A former professor of mine (George Kateb) claimed that my generation (born 1970) was embarrassed by the sixties and I guess particularly by the more radical parts. That’s my impression as well and I assumed that the more radical parts of the sixties and the intellectuals who went along with them would come out looking the worst in retrospect. Is this right? Whose position at the time looks most “correct” today?
It is tough, if only because so many people from both parties then were bad on the Vietnam War issue. Here are a few who, in my judgment, came out of the era looking good, in no particular order:
1. Kareem-Abdul Jabbar (then Lew Alcindor), Billie Jean-King, and Curt Flood.
2. Bob Dylan: pro-civil rights and anti-war, and for all of his phases he never went in for the bad, crazy stuff.
3. Paul McCartney: universalist, anti-war, neoliberal integrationist, and the saner part of the Beatles. Some minus points on the drugs front, however.
4. Julian Bond. And a variety of other civil rights leaders, but MLK not living long enough to “fit” the question as stated.
5. Harry Edwards (who?).
7. Marshall McLuhan
9. Lucille Ball
9. Gene Roddenberry and the rest of Star Trek, including the script writers.
10. Thomas Pynchon: So many others look bad, at least he knew not to say too much or to hang around for too long.
11. Ayn Rand. With qualifications on a number of fronts, but yes. She was in fact good on the major issues of those years.
12. These people from the Bay Area. They are not public figures, but still they deserve mention.

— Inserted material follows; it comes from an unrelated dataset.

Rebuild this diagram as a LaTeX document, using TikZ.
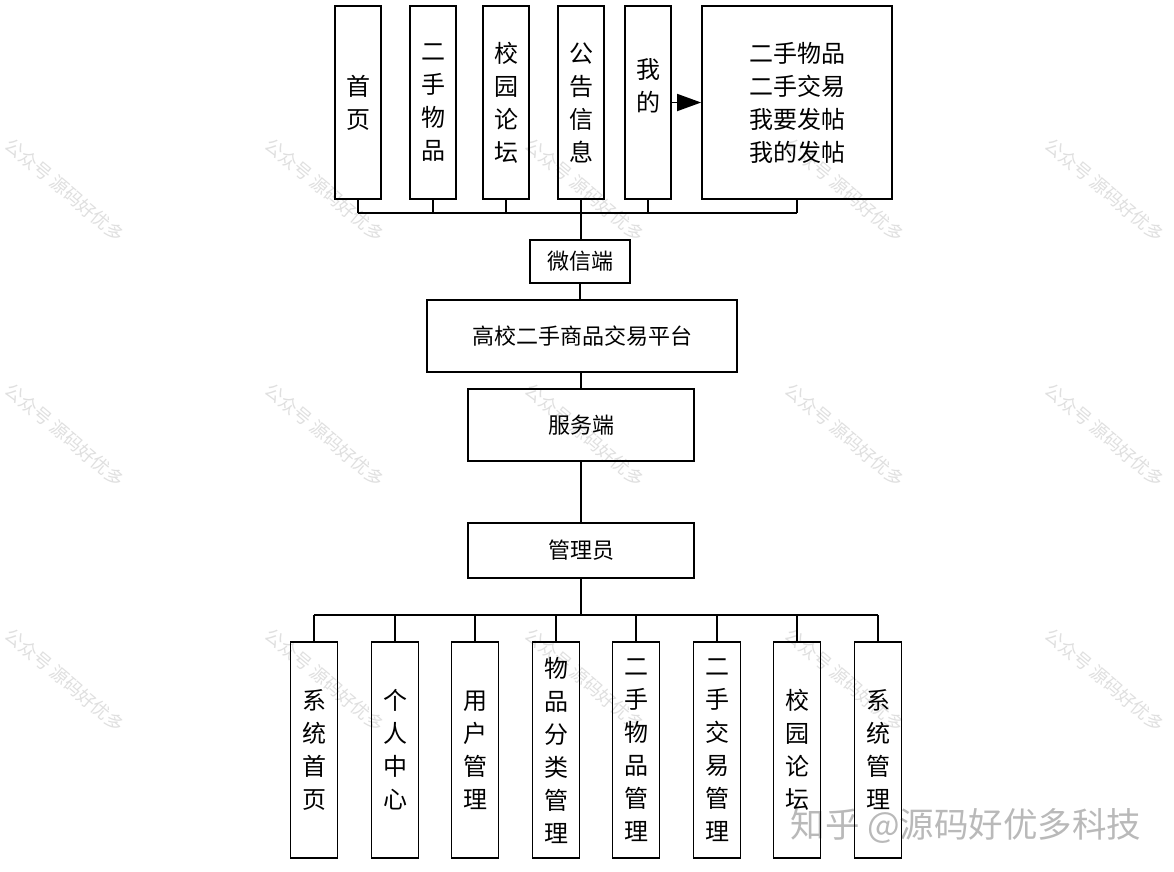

Notes: Marxists, Maoists, and advocates of violence are not going to win. There were plenty of excellent economists back then, but most had a different focus than commenting on the major events of those years, and if memory serves (please correct me if I am wrong) Milton Friedman’s very meritorious anti-draft work came slightly later. I would have to reread the major feminist book authors to pick the best one, but I do mean for at least one to be on the list, I am simply not sure at the moment which one. Ralph Nader too? The astronauts? They knew to keep their mouths shut once they were finished.